§ Data provided

::::

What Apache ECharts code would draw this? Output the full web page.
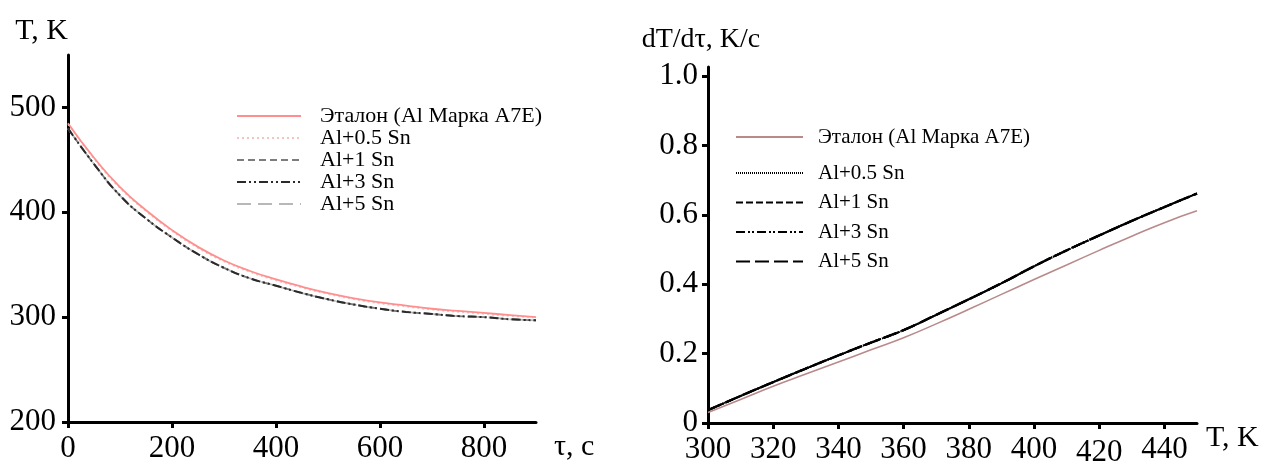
<!DOCTYPE html>
<html><head><meta charset="utf-8">
<script src="https://cdn.jsdelivr.net/npm/echarts@6/dist/echarts.min.js"></script>
<style>html,body{margin:0;padding:0;background:#fff}#c{width:1263px;height:462px}</style>
</head><body><div id="c"></div>
<script>
// ---- Left chart: cooling curves T(τ)
const tau = [0,50,100,150,200,250,300,350,400,450,500,550,600,650,700,750,800,850,900];
const tEtalon = [485,452,424,402,383,367,354,344,336,329,323,318,314,311,308,306,304,302,300];
const tAlloy05 = [484,451,423,401,382,366,353,343,335,328,322,317,313,310,307,305,303,301,299.5];
const tAlloy = [480,446,416,394,376,360,347,337,330,323,317,312,308,305,303,301,300,298,297];
const leftXTicks = [0,200,400,600,800];
const leftYTicks = [200,300,400,500];
// ---- Right chart: cooling rate dT/dτ(T)
const Tk = [300,310,320,330,340,350,360,370,380,390,400,410,420,430,440,450];
const rEtalon = [0.030,0.068,0.106,0.141,0.176,0.211,0.246,0.286,0.328,0.371,0.414,0.456,0.498,0.539,0.578,0.612];
const rAlloy = [0.037,0.078,0.118,0.157,0.195,0.232,0.268,0.312,0.357,0.403,0.452,0.498,0.541,0.583,0.623,0.662];
const rightXTicks = [300,320,340,360,380,400,420,440];
const rightYTicks = [0,0.2,0.4,0.6,0.8,1.0];
const names = ['Эталон (Al Марка А7Е)','Al+0.5 Sn','Al+1 Sn','Al+3 Sn','Al+5 Sn'];
const namesR = names.map(n => n + ' ');

const FF = '"Liberation Serif","Times New Roman",serif';
const zip = (xs, ys) => xs.map((x, i) => [x, ys[i]]);

const axisBase = {
  type: 'value',
  splitLine: {show: false},
  axisLine: {show: true, onZero: false, lineStyle: {color: '#000', width: 3}},
  axisTick: {show: true, length: 6, lineStyle: {color: '#000', width: 3}},
  axisLabel: {color: '#000', fontFamily: FF, fontSize: 31},
  nameTextStyle: {color: '#000', fontFamily: FF, fontSize: 30}
};
function ax(extra) {
  const o = JSON.parse(JSON.stringify(axisBase));
  for (const k in extra) {
    if (typeof extra[k] === 'object' && !Array.isArray(extra[k]) && o[k]) Object.assign(o[k], extra[k]);
    else o[k] = extra[k];
  }
  return o;
}

const leftStyles = [
  {color: '#ff8f8f', width: 1.8, type: 'solid'},
  {color: '#f2c4c4', width: 1.6, type: [2, 3]},
  {color: '#7d7d7d', width: 1.8, type: [7, 4]},
  {color: '#2a2a2a', width: 2, type: [9, 3, 2, 3, 2, 3]},
  {color: '#b8b8b8', width: 1.8, type: [14, 7]}
];
const leftZ = [6, 5, 4, 8, 3];
const leftData = [tEtalon, tAlloy05, tAlloy, tAlloy, tAlloy];
const rightStyles = [
  {color: '#b88a8a', width: 1.6, type: 'solid'},
  {color: '#000', width: 2, type: [1, 1]},
  {color: '#000', width: 2, type: [7, 3]},
  {color: '#000', width: 2, type: [9, 3, 2, 2, 2, 3]},
  {color: '#000', width: 2.4, type: [14, 5]}
];
const rightData = [rEtalon, rAlloy, rAlloy, rAlloy, rAlloy];

const series = [];
names.forEach((n, i) => series.push({
  name: n, type: 'line', xAxisIndex: 0, yAxisIndex: 0, symbol: 'none', smooth: true,
  lineStyle: leftStyles[i], itemStyle: {color: leftStyles[i].color},
  data: zip(tau, leftData[i]), z: leftZ[i]
}));
namesR.forEach((n, i) => series.push({
  name: n, type: 'line', xAxisIndex: 1, yAxisIndex: 1, symbol: 'none', smooth: true,
  lineStyle: rightStyles[i], itemStyle: {color: rightStyles[i].color},
  data: zip(Tk, rightData[i]), z: 10 - i
}));

const legendText = (fs, pad) => ({color: '#000', fontFamily: FF, fontSize: fs, lineHeight: 22, padding: [0, 0, 0, pad]});
const legendCommon = {orient: 'vertical', padding: 0, itemHeight: 14, selectedMode: false,
  itemStyle: {opacity: 0, borderWidth: 0}};

const option = {
  animation: false,
  backgroundColor: '#fff',
  grid: [
    {left: 68, top: 55, width: 468, height: 367, containLabel: false, outerBoundsMode: 'none'},
    {left: 708, top: 67, width: 489, height: 356, containLabel: false, outerBoundsMode: 'none'}
  ],
  xAxis: [
    ax({gridIndex: 0, min: 0, max: 900, interval: 100, name: 'τ, c', nameLocation: 'end', nameGap: 18,
        nameTextStyle: {verticalAlign: 'top', align: 'left', padding: [10, 0, 0, 0]},
        axisTick: {customValues: leftXTicks}, axisLabel: {customValues: leftXTicks, margin: 11}}),
    ax({gridIndex: 1, min: 300, max: 450, interval: 10, name: 'T, K', nameLocation: 'end', nameGap: 9,
        nameTextStyle: {verticalAlign: 'top', align: 'left', padding: [0, 0, 0, 0]},
        axisTick: {customValues: rightXTicks},
        axisLabel: {customValues: rightXTicks, margin: 11,
          formatter: v => v === 420 ? '{low|420}' : String(v),
          rich: {low: {fontFamily: FF, fontSize: 31, color: '#000', padding: [3, 0, 0, 0]}}}})
  ],
  yAxis: [
    ax({gridIndex: 0, min: 200, max: 550, interval: 50, name: 'T, K', nameLocation: 'end', nameGap: 24,
        nameTextStyle: {align: 'right', verticalAlign: 'middle'},
        axisTick: {customValues: leftYTicks}, axisLabel: {customValues: leftYTicks, margin: 12}}),
    ax({gridIndex: 1, min: 0, max: 1.027, interval: 0.2, name: 'dT/dτ, K/c', nameLocation: 'end', nameGap: 27,
        nameTextStyle: {align: 'center', verticalAlign: 'middle', fontSize: 28, padding: [0, 14, 0, 0]},
        axisTick: {customValues: rightYTicks},
        axisLabel: {customValues: rightYTicks, margin: 10, formatter: v => v === 0 ? '0' : v.toFixed(1)}})
  ],
  legend: [
    Object.assign({}, legendCommon, {left: 236, top: 105, itemWidth: 64, itemGap: 0,
      data: names, textStyle: legendText(22, 14)}),
    Object.assign({}, legendCommon, {left: 735, top: 126, itemWidth: 67, itemGap: 0,
      data: [namesR[0]], textStyle: legendText(21, 10)}),
    Object.assign({}, legendCommon, {left: 735, top: 162, itemWidth: 67, itemGap: 7.5,
      data: namesR.slice(1), textStyle: legendText(21, 10)})
  ],
  series: series
};
const chart = echarts.init(document.getElementById('c'), null, {renderer: 'canvas'});
chart.setOption(option);
</script></body></html>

::::

§ Objective
Repeat the data exactly, without the pictures.

§ Response to this task
What Apache ECharts code would draw this? Output the full web page.
<!DOCTYPE html>
<html><head><meta charset="utf-8">
<script src="https://cdn.jsdelivr.net/npm/echarts@6/dist/echarts.min.js"></script>
<style>html,body{margin:0;padding:0;background:#fff}#c{width:1263px;height:462px}</style>
</head><body><div id="c"></div>
<script>
// ---- Left chart: cooling curves T(τ)
const tau = [0,50,100,150,200,250,300,350,400,450,500,550,600,650,700,750,800,850,900];
const tEtalon = [485,452,424,402,383,367,354,344,336,329,323,318,314,311,308,306,304,302,300];
const tAlloy05 = [484,451,423,401,382,366,353,343,335,328,322,317,313,310,307,305,303,301,299.5];
const tAlloy = [480,446,416,394,376,360,347,337,330,323,317,312,308,305,303,301,300,298,297];
const leftXTicks = [0,200,400,600,800];
const leftYTicks = [200,300,400,500];
// ---- Right chart: cooling rate dT/dτ(T)
const Tk = [300,310,320,330,340,350,360,370,380,390,400,410,420,430,440,450];
const rEtalon = [0.030,0.068,0.106,0.141,0.176,0.211,0.246,0.286,0.328,0.371,0.414,0.456,0.498,0.539,0.578,0.612];
const rAlloy = [0.037,0.078,0.118,0.157,0.195,0.232,0.268,0.312,0.357,0.403,0.452,0.498,0.541,0.583,0.623,0.662];
const rightXTicks = [300,320,340,360,380,400,420,440];
const rightYTicks = [0,0.2,0.4,0.6,0.8,1.0];
const names = ['Эталон (Al Марка А7Е)','Al+0.5 Sn','Al+1 Sn','Al+3 Sn','Al+5 Sn'];
const namesR = names.map(n => n + ' ');

const FF = '"Liberation Serif","Times New Roman",serif';
const zip = (xs, ys) => xs.map((x, i) => [x, ys[i]]);

const axisBase = {
  type: 'value',
  splitLine: {show: false},
  axisLine: {show: true, onZero: false, lineStyle: {color: '#000', width: 3}},
  axisTick: {show: true, length: 6, lineStyle: {color: '#000', width: 3}},
  axisLabel: {color: '#000', fontFamily: FF, fontSize: 31},
  nameTextStyle: {color: '#000', fontFamily: FF, fontSize: 30}
};
function ax(extra) {
  const o = JSON.parse(JSON.stringify(axisBase));
  for (const k in extra) {
    if (typeof extra[k] === 'object' && !Array.isArray(extra[k]) && o[k]) Object.assign(o[k], extra[k]);
    else o[k] = extra[k];
  }
  return o;
}

const leftStyles = [
  {color: '#ff8f8f', width: 1.8, type: 'solid'},
  {color: '#f2c4c4', width: 1.6, type: [2, 3]},
  {color: '#7d7d7d', width: 1.8, type: [7, 4]},
  {color: '#2a2a2a', width: 2, type: [9, 3, 2, 3, 2, 3]},
  {color: '#b8b8b8', width: 1.8, type: [14, 7]}
];
const leftZ = [6, 5, 4, 8, 3];
const leftData = [tEtalon, tAlloy05, tAlloy, tAlloy, tAlloy];
const rightStyles = [
  {color: '#b88a8a', width: 1.6, type: 'solid'},
  {color: '#000', width: 2, type: [1, 1]},
  {color: '#000', width: 2, type: [7, 3]},
  {color: '#000', width: 2, type: [9, 3, 2, 2, 2, 3]},
  {color: '#000', width: 2.4, type: [14, 5]}
];
const rightData = [rEtalon, rAlloy, rAlloy, rAlloy, rAlloy];

const series = [];
names.forEach((n, i) => series.push({
  name: n, type: 'line', xAxisIndex: 0, yAxisIndex: 0, symbol: 'none', smooth: true,
  lineStyle: leftStyles[i], itemStyle: {color: leftStyles[i].color},
  data: zip(tau, leftData[i]), z: leftZ[i]
}));
namesR.forEach((n, i) => series.push({
  name: n, type: 'line', xAxisIndex: 1, yAxisIndex: 1, symbol: 'none', smooth: true,
  lineStyle: rightStyles[i], itemStyle: {color: rightStyles[i].color},
  data: zip(Tk, rightData[i]), z: 10 - i
}));

const legendText = (fs, pad) => ({color: '#000', fontFamily: FF, fontSize: fs, lineHeight: 22, padding: [0, 0, 0, pad]});
const legendCommon = {orient: 'vertical', padding: 0, itemHeight: 14, selectedMode: false,
  itemStyle: {opacity: 0, borderWidth: 0}};

const option = {
  animation: false,
  backgroundColor: '#fff',
  grid: [
    {left: 68, top: 55, width: 468, height: 367, containLabel: false, outerBoundsMode: 'none'},
    {left: 708, top: 67, width: 489, height: 356, containLabel: false, outerBoundsMode: 'none'}
  ],
  xAxis: [
    ax({gridIndex: 0, min: 0, max: 900, interval: 100, name: 'τ, c', nameLocation: 'end', nameGap: 18,
        nameTextStyle: {verticalAlign: 'top', align: 'left', padding: [10, 0, 0, 0]},
        axisTick: {customValues: leftXTicks}, axisLabel: {customValues: leftXTicks, margin: 11}}),
    ax({gridIndex: 1, min: 300, max: 450, interval: 10, name: 'T, K', nameLocation: 'end', nameGap: 9,
        nameTextStyle: {verticalAlign: 'top', align: 'left', padding: [0, 0, 0, 0]},
        axisTick: {customValues: rightXTicks},
        axisLabel: {customValues: rightXTicks, margin: 11,
          formatter: v => v === 420 ? '{low|420}' : String(v),
          rich: {low: {fontFamily: FF, fontSize: 31, color: '#000', padding: [3, 0, 0, 0]}}}})
  ],
  yAxis: [
    ax({gridIndex: 0, min: 200, max: 550, interval: 50, name: 'T, K', nameLocation: 'end', nameGap: 24,
        nameTextStyle: {align: 'right', verticalAlign: 'middle'},
        axisTick: {customValues: leftYTicks}, axisLabel: {customValues: leftYTicks, margin: 12}}),
    ax({gridIndex: 1, min: 0, max: 1.027, interval: 0.2, name: 'dT/dτ, K/c', nameLocation: 'end', nameGap: 27,
        nameTextStyle: {align: 'center', verticalAlign: 'middle', fontSize: 28, padding: [0, 14, 0, 0]},
        axisTick: {customValues: rightYTicks},
        axisLabel: {customValues: rightYTicks, margin: 10, formatter: v => v === 0 ? '0' : v.toFixed(1)}})
  ],
  legend: [
    Object.assign({}, legendCommon, {left: 236, top: 105, itemWidth: 64, itemGap: 0,
      data: names, textStyle: legendText(22, 14)}),
    Object.assign({}, legendCommon, {left: 735, top: 126, itemWidth: 67, itemGap: 0,
      data: [namesR[0]], textStyle: legendText(21, 10)}),
    Object.assign({}, legendCommon, {left: 735, top: 162, itemWidth: 67, itemGap: 7.5,
      data: namesR.slice(1), textStyle: legendText(21, 10)})
  ],
  series: series
};
const chart = echarts.init(document.getElementById('c'), null, {renderer: 'canvas'});
chart.setOption(option);
</script></body></html>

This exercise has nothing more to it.